Don't make a political thing out of this, Brandon. We are talking
about the development repository of an actively maintained open source
project. People involved do make mistakes, bugs appear and get fixed
(hopefully). If I made a change to Makefile.am without fixing the appropriate
section in CMakeLists.txt right away then it was simply by mistake.

This is not a confidence I would have previously had, but I will take your word for it in the future.



Please, don't go on like this. Please don't start irritating _me_, as you
irritated each and every other open source language implementor.

Since you choose to make such aspersions public on this list, you get a public response. If you want to discuss such things privately in the future, that is better.

I don't recall irritating Manuel Serrano of Bigloo. Nor do I recall making a 10 month full time contribution to the Bigloo build system. I might feel guilt for having irritated Xavier Leroy of OCaml. I certainly do not feel it for Guido Van Rossum of Python, as once upon a time he was in the process of blasting his best web designer. The end result of that fiasco is Python got a decent looking website 2 years later than it should have. If you're going to buy into the "each and every..." nonsense that gets bandied about Usenet... well, I will refrain from commenting on it further. Let's just say it leaves a very bad taste.


I'm working my arse off for this fucking project, you know?

I'm skating eviction for this fucking project. Do you have any idea how much real income I've lost on this?

This is a difficult stage, because I can't actually make you stop adding new features. You said privately, somewhere like 1..2 weeks ago, that you had broken too many things, wanted a stabilization period for Chicken, and that you now saw CMake as a top priority. That resurrected my flagging morale. Previously, I was starting to think that no matter how much I fix Chicken, there will be double the number of things waiting around the corner to undo it again. So tonight, when I pulled 4 significant looking patches, with substantial looking Autoconf changes for cross-compiling among them, and things broke in several places, I was not happy. It did not look like you had taken me seriously, about the impact it has on my time and finances. But you say it's just a Darcs problem, that you handled what was supposed to be handled, and it just didn't make it in. So this leads me to a different conclusion...
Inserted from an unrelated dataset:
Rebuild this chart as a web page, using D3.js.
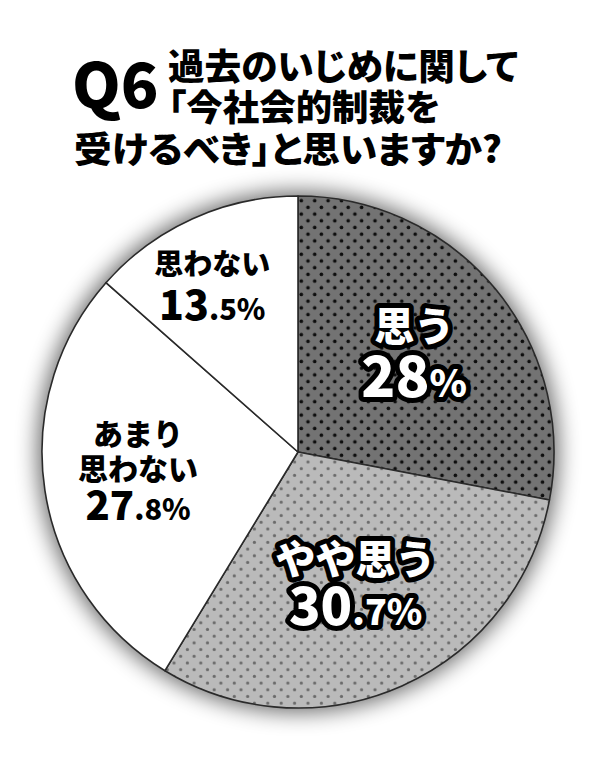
<!DOCTYPE html>
<html>
<head>
<meta charset="utf-8">
<script src="https://cdn.jsdelivr.net/npm/d3@7"></script>
<style>
  html, body { margin: 0; padding: 0; background: #fff; }
  svg { display: block; }
  text { font-family: "Noto Sans CJK JP", "Noto Sans", sans-serif; font-weight: 900; }
  .title { font-feature-settings: "palt"; }
</style>
</head>
<body>
<svg width="600" height="759"></svg>
<script>
// answers and their share (%)
var categories = ["思う", "やや思う", "あまり思わない", "思わない"];
var values = [28, 30.7, 27.8, 13.5];
var valueLabels = ["28%", "30.7%", "27.8%", "13.5%"];
var nameLines = [["思う"], ["やや思う"], ["あまり", "思わない"], ["思わない"]];

var titleQ = "Q6";
var titleLines = ["過去のいじめに関して", "「今社会的制裁を", "受けるべき」と思いますか?"];

var svg = d3.select("svg"),
    cx = 298, cy = 452, radius = 256;

var defs = svg.append("defs");

// soft grey halo behind the pie
defs.append("filter").attr("id", "halo")
    .attr("x", "-30%").attr("y", "-30%").attr("width", "160%").attr("height", "160%")
    .append("feGaussianBlur").attr("stdDeviation", 11);

// halftone dot fills
function dotPattern(id, bg, dot, r) {
    var p = defs.append("pattern").attr("id", id)
        .attr("patternUnits", "userSpaceOnUse")
        .attr("width", 13.4).attr("height", 13.4);
    p.append("rect").attr("width", 13.4).attr("height", 13.4).attr("fill", bg);
    [[3.3, 3.3], [10, 10]].forEach(function (c) {
        p.append("circle").attr("cx", c[0]).attr("cy", c[1]).attr("r", r).attr("fill", dot);
    });
}
dotPattern("dotsDark", "#737373", "#0d0d0d", 1.8);
dotPattern("dotsLight", "#bababa", "#6a6a6a", 1.6);

var fills = ["url(#dotsDark)", "url(#dotsLight)", "#fff", "#fff"];

// title
var title = svg.append("g");
title.append("text")
    .attr("x", 72).attr("y", 108)
    .attr("font-size", 62)
    .attr("fill", "#000")
    .text(titleQ);
var titleX = [168, 168, 74],
    titleY = [80, 121, 163],
    titleW = [350, 272, 428];
titleLines.forEach(function (t, i) {
    title.append("text")
        .attr("class", "title")
        .attr("x", titleX[i]).attr("y", titleY[i])
        .attr("font-size", 36)
        .attr("textLength", titleW[i])
        .attr("lengthAdjust", "spacingAndGlyphs")
        .attr("fill", "#000")
        .text(t);
});

var g = svg.append("g").attr("transform", "translate(" + cx + "," + cy + ")");

g.append("circle")
    .attr("r", radius + 4)
    .attr("fill", "#000")
    .attr("opacity", 0.6)
    .attr("filter", "url(#halo)");

var pie = d3.pie().sort(null).value(function (d) { return d; });
var arcs = pie(values);
var arc = d3.arc().innerRadius(0).outerRadius(radius);

g.selectAll("path.slice")
    .data(arcs)
    .enter().append("path")
    .attr("class", "slice")
    .attr("d", arc)
    .attr("fill", function (d, i) { return fills[i]; })
    .attr("stroke", "#2a2a2a")
    .attr("stroke-width", 1.6)
    .attr("stroke-linejoin", "round");

// label placement: angle shift from slice middle (deg), distance from centre
var labelShift = [-1, 0, 2, -3],
    labelDist = [153, 142, 161, 187];
var nameSize = [40, 40, 30, 29],
    numSize = [56, 52, 40, 41],
    smallSize = [38, 36, 29, 29];
var lineOffsets = [[-11], [-8], [-26, 9], [-11]],
    numOffset = [45, 43, 49, 34];
var inverted = [true, true, false, false];

var labels = g.selectAll("g.label")
    .data(arcs)
    .enter().append("g")
    .attr("class", "label")
    .attr("transform", function (d, i) {
        var a = (d.startAngle + d.endAngle) / 2 + labelShift[i] * Math.PI / 180;
        return "translate(" + (Math.sin(a) * labelDist[i]) + "," + (-Math.cos(a) * labelDist[i]) + ")";
    });

labels.each(function (d, i) {
    var el = d3.select(this);
    var styleText = function (t) {
        t.attr("text-anchor", "middle");
        if (inverted[i]) {
            t.attr("fill", "#fff")
                .attr("stroke", "#000")
                .attr("stroke-width", 10)
                .attr("stroke-linejoin", "round")
                .attr("paint-order", "stroke");
        } else {
            t.attr("fill", "#000");
        }
        return t;
    };
    nameLines[i].forEach(function (line, k) {
        styleText(el.append("text"))
            .attr("y", lineOffsets[i][k])
            .attr("font-size", nameSize[i])
            .text(line);
    });
    var str = valueLabels[i],
        m = str.match(/^(\d+)(.*)$/);
    var num = styleText(el.append("text")).attr("y", numOffset[i]);
    num.append("tspan").attr("font-size", numSize[i]).text(m[1]);
    num.append("tspan").attr("font-size", smallSize[i]).text(m[2]);
});
</script>
</body>
</html>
...we are not communicating with each other about what we're doing. Darcs is a great enabler for that. It can in principle let our patches fly right past each other. It has worked previously; it is not working anymore. We need to start talking about what we're doing, because the basis of trust is somewhat eroded.
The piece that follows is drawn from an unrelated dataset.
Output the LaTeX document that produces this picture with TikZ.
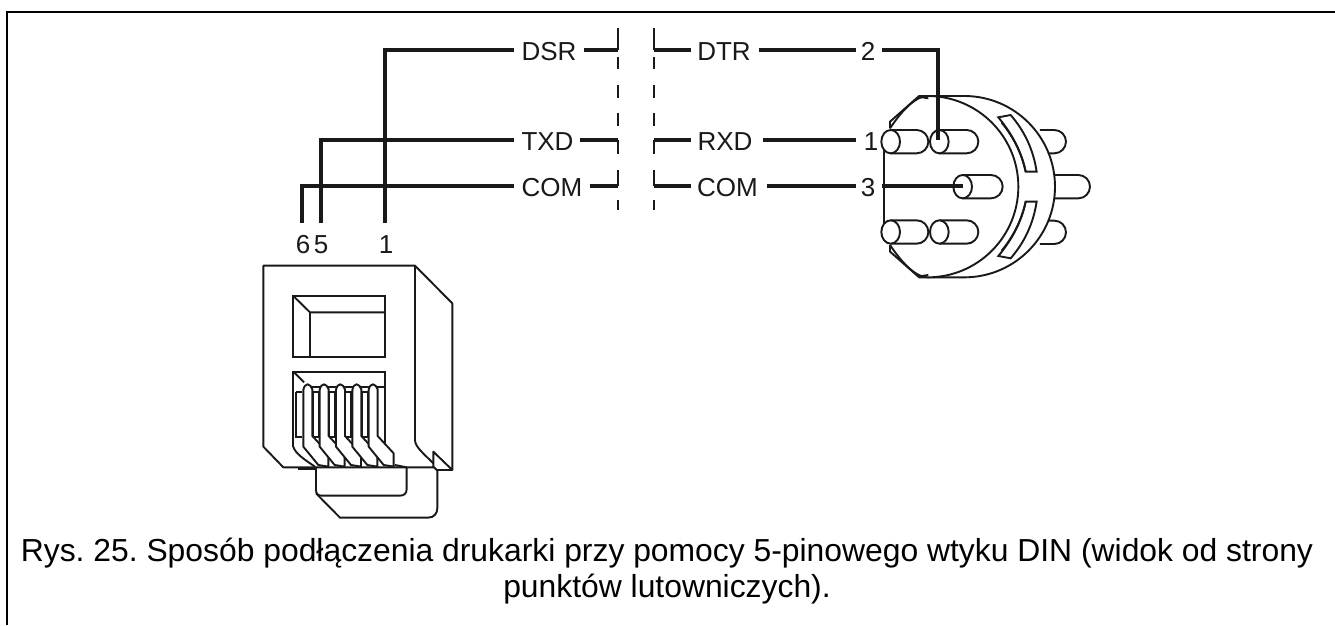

I have a milestone I'm trying to hit. I've been crunching to hit it, thinking, if I just finish this one last item, then I'll be Done. Chicken will be pretty much out of my hair. I can go get my stupid ditch digging job or whatever I have to do to survive right now, knowing that I shipped, that CMake will be Chicken's bright future, and everything will be O.K.
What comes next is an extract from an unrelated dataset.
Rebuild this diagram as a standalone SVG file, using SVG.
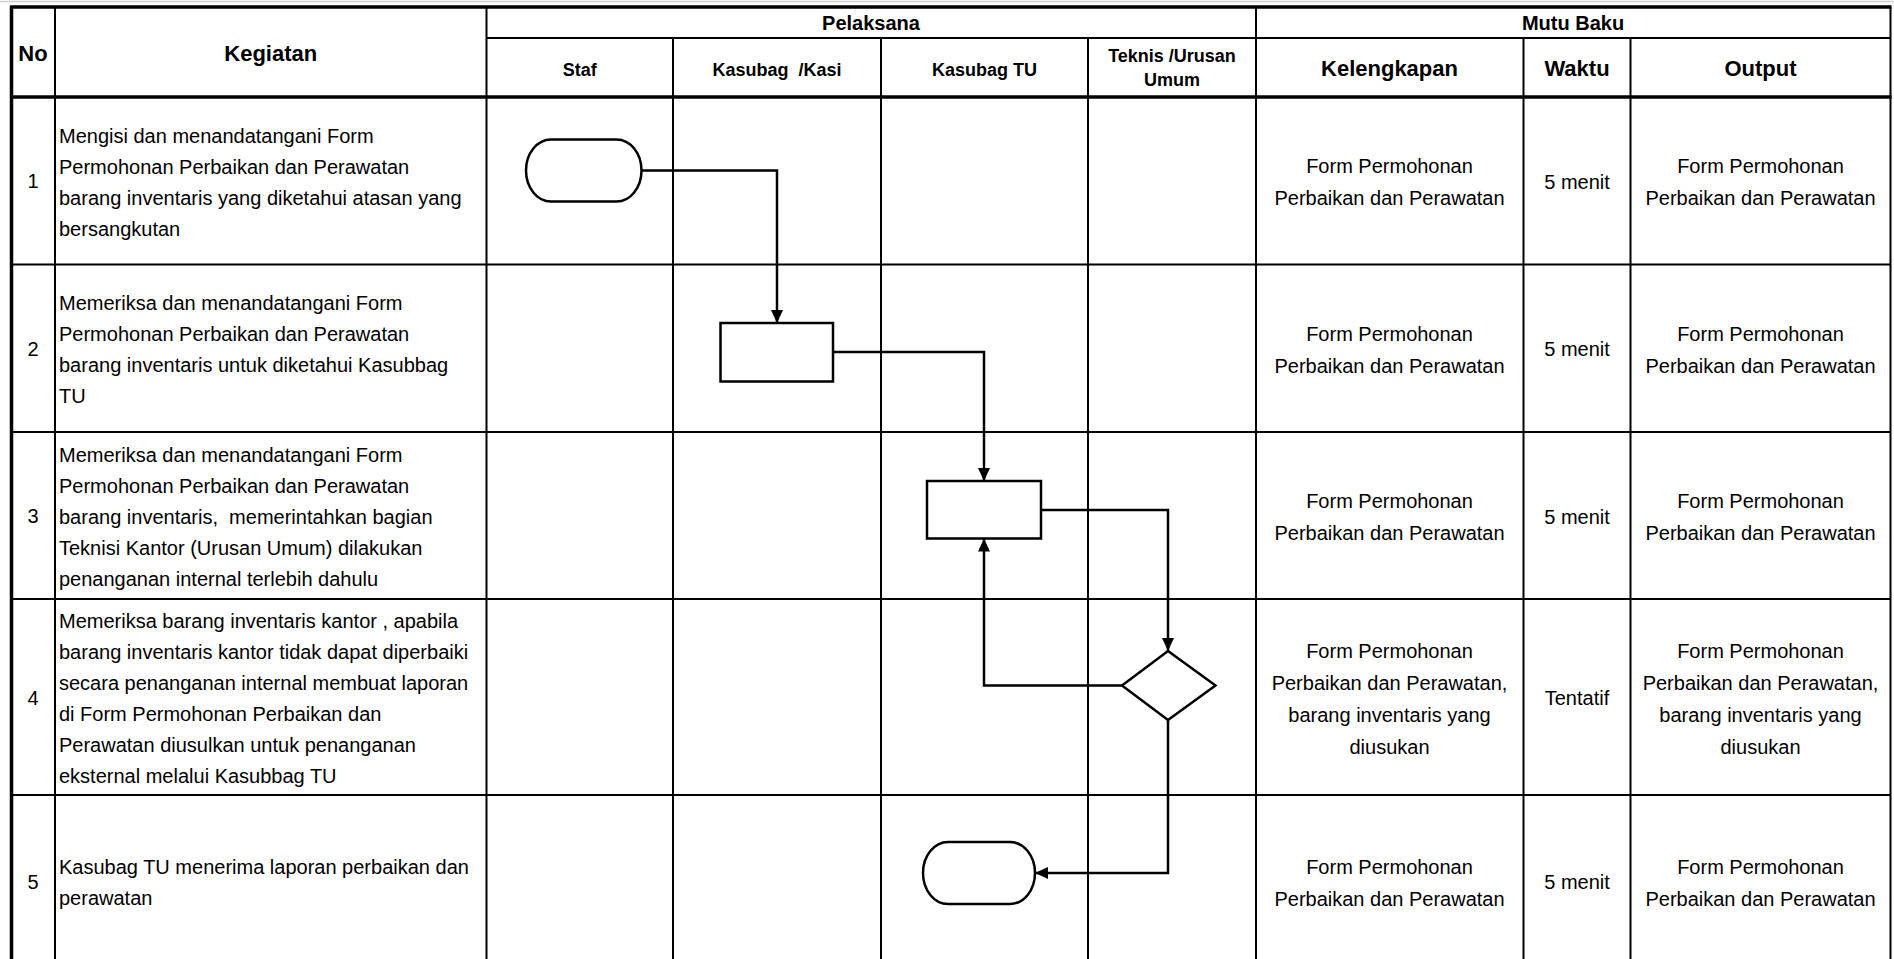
<svg xmlns="http://www.w3.org/2000/svg" width="1894" height="959" viewBox="0 0 1894 959">
<style>
.t{font-family:"Liberation Sans",Arial,Helvetica,sans-serif;font-size:20px;fill:#000}
.c{text-anchor:middle}
.h{font-weight:bold;font-size:22px}
.hm{font-weight:bold;font-size:20px}
.hs{font-weight:bold;font-size:18px}
.g line{stroke:#000;stroke-width:2}
.g .thick{stroke-width:3.5}
.shape{fill:#fff;stroke:#000;stroke-width:2.5}
.conn path{fill:none;stroke:#000;stroke-width:2.5;marker-end:url(#ah)}
</style>
<defs>
<marker id="ah" markerUnits="userSpaceOnUse" markerWidth="14" markerHeight="12" refX="13" refY="6" orient="auto">
<path d="M0,0 L13,6 L0,12 z" fill="#000"/>
</marker>
</defs>
<rect width="1894" height="959" fill="#fff"/>
<line x1="0" y1="1.5" x2="1894" y2="1.5" stroke="#d0d0d0" stroke-width="1.5"/>
<g id="grid" class="g">
<line class="thick" x1="11.5" y1="6" x2="11.5" y2="959"/>
<line x1="55" y1="7" x2="55" y2="959"/>
<line x1="486.5" y1="7" x2="486.5" y2="959"/>
<line x1="673" y1="38" x2="673" y2="959"/>
<line x1="881" y1="38" x2="881" y2="959"/>
<line x1="1088" y1="38" x2="1088" y2="959"/>
<line x1="1256" y1="7" x2="1256" y2="959"/>
<line x1="1523.5" y1="38" x2="1523.5" y2="959"/>
<line x1="1630.5" y1="38" x2="1630.5" y2="959"/>
<line x1="1890.5" y1="7" x2="1890.5" y2="959"/>
<line class="thick" x1="10" y1="7" x2="1891.5" y2="7"/>
<line x1="486.5" y1="38" x2="1890.5" y2="38"/>
<line class="thick" x1="10" y1="97" x2="1891.5" y2="97"/>
<line x1="11.5" y1="264.5" x2="1890.5" y2="264.5"/>
<line x1="11.5" y1="432" x2="1890.5" y2="432"/>
<line x1="11.5" y1="599" x2="1890.5" y2="599"/>
<line x1="11.5" y1="795" x2="1890.5" y2="795"/>
</g>
<g id="header">
<text class="t h c" x="33" y="61">No</text>
<text class="t h c" x="270.75" y="61">Kegiatan</text>
<text class="t hm c" x="871" y="30">Pelaksana</text>
<text class="t hm c" x="1573" y="30">Mutu Baku</text>
<text class="t hs c" x="579.75" y="76">Staf</text>
<text class="t hs c" x="777" y="76" xml:space="preserve">Kasubag  /Kasi</text>
<text class="t hs c" x="984.5" y="76">Kasubag TU</text>
<text class="t hs c" x="1172" y="62">Teknis /Urusan</text>
<text class="t hs c" x="1172" y="86">Umum</text>
<text class="t h c" x="1389.5" y="76">Kelengkapan</text>
<text class="t h c" x="1577" y="76">Waktu</text>
<text class="t h c" x="1760.5" y="76">Output</text>
</g>
<g id="row1">
<text class="t c" x="33" y="188">1</text>
<text class="t" x="59" y="142.75">Mengisi dan menandatangani Form</text>
<text class="t" x="59" y="173.75">Permohonan Perbaikan dan Perawatan</text>
<text class="t" x="59" y="204.75">barang inventaris yang diketahui atasan yang</text>
<text class="t" x="59" y="235.75">bersangkutan</text>
<text class="t c" x="1389.5" y="173.25">Form Permohonan</text>
<text class="t c" x="1389.5" y="205.25">Perbaikan dan Perawatan</text>
<text class="t c" x="1577" y="188.75">5 menit</text>
<text class="t c" x="1760.5" y="173.25">Form Permohonan</text>
<text class="t c" x="1760.5" y="205.25">Perbaikan dan Perawatan</text>
</g>
<g id="row2">
<text class="t c" x="33" y="356">2</text>
<text class="t" x="59" y="310.25">Memeriksa dan menandatangani Form</text>
<text class="t" x="59" y="341.25">Permohonan Perbaikan dan Perawatan</text>
<text class="t" x="59" y="372.25">barang inventaris untuk diketahui Kasubbag</text>
<text class="t" x="59" y="403.25">TU</text>
<text class="t c" x="1389.5" y="340.75">Form Permohonan</text>
<text class="t c" x="1389.5" y="372.75">Perbaikan dan Perawatan</text>
<text class="t c" x="1577" y="356">5 menit</text>
<text class="t c" x="1760.5" y="340.75">Form Permohonan</text>
<text class="t c" x="1760.5" y="372.75">Perbaikan dan Perawatan</text>
</g>
<g id="row3">
<text class="t c" x="33" y="523">3</text>
<text class="t" x="59" y="462">Memeriksa dan menandatangani Form</text>
<text class="t" x="59" y="493">Permohonan Perbaikan dan Perawatan</text>
<text class="t" x="59" y="524" xml:space="preserve">barang inventaris,  memerintahkan bagian</text>
<text class="t" x="59" y="555">Teknisi Kantor (Urusan Umum) dilakukan</text>
<text class="t" x="59" y="586">penanganan internal terlebih dahulu</text>
<text class="t c" x="1389.5" y="508">Form Permohonan</text>
<text class="t c" x="1389.5" y="540">Perbaikan dan Perawatan</text>
<text class="t c" x="1577" y="523.5">5 menit</text>
<text class="t c" x="1760.5" y="508">Form Permohonan</text>
<text class="t c" x="1760.5" y="540">Perbaikan dan Perawatan</text>
</g>
<g id="row4">
<text class="t c" x="33" y="704.5">4</text>
<text class="t" x="59" y="628">Memeriksa barang inventaris kantor , apabila</text>
<text class="t" x="59" y="659">barang inventaris kantor tidak dapat diperbaiki</text>
<text class="t" x="59" y="690">secara penanganan internal membuat laporan</text>
<text class="t" x="59" y="721">di Form Permohonan Perbaikan dan</text>
<text class="t" x="59" y="752">Perawatan diusulkan untuk penanganan</text>
<text class="t" x="59" y="783">eksternal melalui Kasubbag TU</text>
<text class="t c" x="1389.5" y="657.5">Form Permohonan</text>
<text class="t c" x="1389.5" y="689.5">Perbaikan dan Perawatan,</text>
<text class="t c" x="1389.5" y="721.5">barang inventaris yang</text>
<text class="t c" x="1389.5" y="753.5">diusukan</text>
<text class="t c" x="1577" y="705">Tentatif</text>
<text class="t c" x="1760.5" y="657.5">Form Permohonan</text>
<text class="t c" x="1760.5" y="689.5">Perbaikan dan Perawatan,</text>
<text class="t c" x="1760.5" y="721.5">barang inventaris yang</text>
<text class="t c" x="1760.5" y="753.5">diusukan</text>
</g>
<g id="row5">
<text class="t c" x="33" y="888.5">5</text>
<text class="t" x="59" y="874">Kasubag TU menerima laporan perbaikan dan</text>
<text class="t" x="59" y="905">perawatan</text>
<text class="t c" x="1389.5" y="873.5">Form Permohonan</text>
<text class="t c" x="1389.5" y="905.5">Perbaikan dan Perawatan</text>
<text class="t c" x="1577" y="889">5 menit</text>
<text class="t c" x="1760.5" y="873.5">Form Permohonan</text>
<text class="t c" x="1760.5" y="905.5">Perbaikan dan Perawatan</text>
</g>
<g id="connectors" class="conn">
<path d="M641.5,170.5 H777 V323"/>
<path d="M833,352 H984 V481"/>
<path d="M1041,510 H1168 V651"/>
<path d="M1122,685.5 H984 V538.5"/>
<path d="M1168,720 V873 H1035"/>
</g>
<g id="start-staf"><rect class="shape" x="526" y="139.5" width="115.5" height="62" rx="25" ry="31"/></g>
<g id="proc-kasi"><rect class="shape" x="720.5" y="323" width="112.5" height="58.5"/></g>
<g id="proc-kasubagtu"><rect class="shape" x="927" y="481" width="114" height="57.5"/></g>
<g id="decision-teknis"><polygon class="shape" points="1168,651 1215.5,685.5 1168,720 1122,685.5"/></g>
<g id="end-kasubagtu"><rect class="shape" x="923" y="842" width="112" height="62" rx="25" ry="31"/></g>
</svg>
I am unsure what milestones you are trying to hit. 2 weeks ago, I thought I knew. But we never made any kind of formal agreement on date, time, content, or anything like that. So perhaps you think you're hitting a milestone 1 month from now. Or 2 months from now. I really don't know. I worry that we don't actually share goals. That in practice, you'll just keep designing for Autoconf to get cross-compilers, and CMake will become the biggest "eh" I've ever written. (But at least a BSD licensed "eh.")

We need to agree what the milestones are. Or, you need to tell me what the milestones are gonna be, if you're in a more forceful mood about it. Then I can decide what I'm willing to do about them.


This is the last warning.


I'm not at the stage of delivering ultimatums. Be advised that I'm capable of them, however. In the worst case, I do have the willingness to write off my past 2 years as a failed experiment in open source business models. There has to be a point at which I can just use the results of my work, and not just end up with more work. I know I won't be repeating the kind of open source investment I've made into Chicken. For instance, regarding Chickenizing G3D, I am very cautious. Not interested in another 10 months.